Is an ABA Based Performance Management System Ethical?
This question will become increasingly critical as more and more businesses begin to see the incredible power of ABA Based Performance Management Systems for shaping, harnessing and maximizing targeted employee behaviors.
There's behavioral health and behavioral harm. I believe that ABA as a human science is a neutral technology. It can be applied for the benefit of people or to their detriment. The challenge here is that it all depends on the behavioral choices and the sources of motivation that drive those who are applying the technology in the first place. Is that a scary thought or a comforting one?

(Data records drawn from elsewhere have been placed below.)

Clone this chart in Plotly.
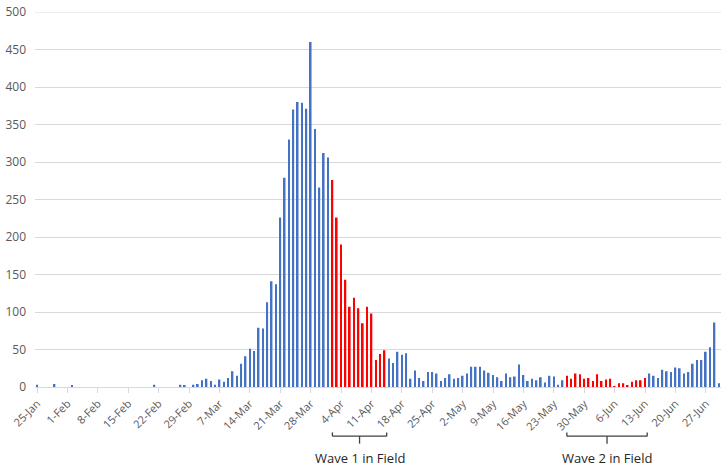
import pandas as pd
import plotly.graph_objects as go

# ---- data ----
start_date = "2020-01-25"
end_date = "2020-06-30"
daily_counts = [
    3, 0, 0, 0, 4, 0, 0, 0, 2, 0,
    0, 0, 0, 0, 0, 0, 0, 0, 0, 0,
    0, 0, 0, 0, 0, 0, 0, 3, 0, 0,
    0, 0, 0, 3, 2, 0, 3, 4, 9, 11,
    8, 3, 10, 7, 12, 21, 15, 31, 41, 51,
    48, 79, 78, 113, 141, 137, 226, 279, 330, 370,
    380, 379, 371, 460, 344, 266, 312, 306, 276, 226,
    190, 143, 107, 119, 105, 85, 107, 98, 36, 44,
    49, 38, 32, 47, 43, 45, 11, 22, 12, 8,
    20, 20, 18, 8, 12, 17, 11, 12, 15, 18,
    27, 27, 27, 22, 19, 16, 13, 8, 18, 13,
    14, 30, 16, 8, 11, 9, 13, 6, 15, 14,
    3, 9, 15, 11, 18, 17, 11, 12, 8, 17,
    8, 10, 11, 1, 5, 5, 2, 7, 9, 9,
    12, 18, 15, 12, 23, 21, 20, 26, 25, 18,
    20, 31, 36, 36, 47, 53, 86, 5,
]
wave1 = ("2020-04-02", "2020-04-14", "Wave 1 in Field")
wave2 = ("2020-05-26", "2020-06-13", "Wave 2 in Field")
y_max = 500

dates = pd.date_range(start_date, end_date, freq="D")
BLUE = "#4472C4"
RED = "#FF0000"

def in_wave(d):
    for w in (wave1, wave2):
        if pd.Timestamp(w[0]) <= d <= pd.Timestamp(w[1]):
            return True
    return False

colors = [RED if in_wave(d) else BLUE for d in dates]

fig = go.Figure(go.Bar(
    x=dates, y=daily_counts, marker_color=colors, marker_line_width=0,
    width=0.38 * 86400000,
))

tick_dates = pd.date_range(start_date, end_date, freq="7D")
GRID = "#d9d9d9"
fig.update_layout(
    width=724, height=467,
    margin=dict(l=35, r=3, t=6, b=80),
    paper_bgcolor="white", plot_bgcolor="white",
    showlegend=False,
    font=dict(family="Open Sans, Lato, sans-serif", size=11, color="#595959"),
)
fig.update_xaxes(
    type="date",
    range=[dates[0] - pd.Timedelta(hours=12), dates[-1] + pd.Timedelta(hours=12)],
    tickvals=tick_dates,
    ticktext=[d.strftime("%-d-%b") for d in tick_dates],
    tickangle=-45,
    ticks="outside", ticklen=5, tickcolor=GRID,
    showline=True, linecolor=GRID, linewidth=1,
    showgrid=False, zeroline=False,
    tickfont=dict(size=11, color="#595959"),
)
fig.update_yaxes(
    range=[0, y_max], dtick=50,
    showgrid=True, gridcolor=GRID, gridwidth=1,
    zeroline=False, showline=False,
    ticks="", ticklabelstandoff=8,
    ticklabeloverflow="allow",
    tickfont=dict(size=12, color="#595959"),
)
# top gridline (plotly omits the one on the plot edge)
fig.add_shape(type="line", xref="paper", yref="y", x0=0, x1=1, y0=y_max, y1=y_max,
              line=dict(color=GRID, width=1), layer="below")

# brackets under the axis
y_line, y_end, y_tick, y_text = -0.131, -0.121, -0.151, -0.19
for s, e, label in (wave1, wave2):
    x0 = pd.Timestamp(s)
    x1 = pd.Timestamp(e) + pd.Timedelta(hours=12)
    xm = x0 + (x1 - x0) / 2
    line = dict(color="#404040", width=1.3)
    for (a, b, c, d) in ((x0, y_line, x1, y_line), (x0, y_line, x0, y_end),
                         (x1, y_line, x1, y_end), (xm, y_line, xm, y_tick)):
        fig.add_shape(type="line", xref="x", yref="paper",
                      x0=a, y0=b, x1=c, y1=d, line=line)
    fig.add_annotation(x=xm, y=y_text, xref="x", yref="paper", text=label,
                       showarrow=False, yanchor="middle",
                       font=dict(size=13, color="#262626"))

fig.write_html("out.html", config={"displayModeBar": False})

# remove the default page margin so the figure sits at the window's corner
with open("out.html", "r", encoding="utf-8") as f:
    html = f.read()
html = html.replace("<head>", "<head><style>html,body{margin:0;padding:0;overflow:hidden;}</style>", 1)
with open("out.html", "w", encoding="utf-8") as f:
    f.write(html)
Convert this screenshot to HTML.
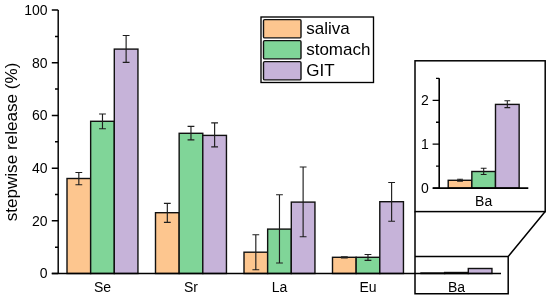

As an organizational consultant, researcher and freelance writer, my approach to the question of the ethical limits of ABA, is that any such intervention must be addressed through the application of the professional ethical standards of the field of ABA generally. This is true for me in an organizational, clinical or any other imaginable context.
For example, I think that informed consent should be mandatory. I also think that whenever ABA is applied, that it must always seek to maximize the behavioral health of the individual or human systems that it is applied to or in. People must be warned and protected from known behavioral influences that are harmful to their lives and to their well-being. Sadly, this doesn't seem to be happening everywhere or all the time.
Perhaps one of the most important of the old cookie-cutter insights from the organization development tool kit should be re-invented right now. Maybe this guiding insight needs to be strongly bound up with this new age of behaviorally based human performance management and influence. That’s the insight that says we have a clear responsibility to balance the needs and well-being of the individual with the needs and well-being of the organization and the greater living systems that sustain them both.
What organization development once called the "intangibles" or "human factors" are now rapidly becoming measurably tangible, often through advanced performance management systems and the related research.
Questions for you:
1. What is major performance goal for your team or company?
2. What are the top 2 or 3 measurable behaviors that people need to start doing or stop doing in order to meet those goals?
3. What are the most effective sources of positive reinforcement that would best help to shape an maintain the desired employee behaviors over time?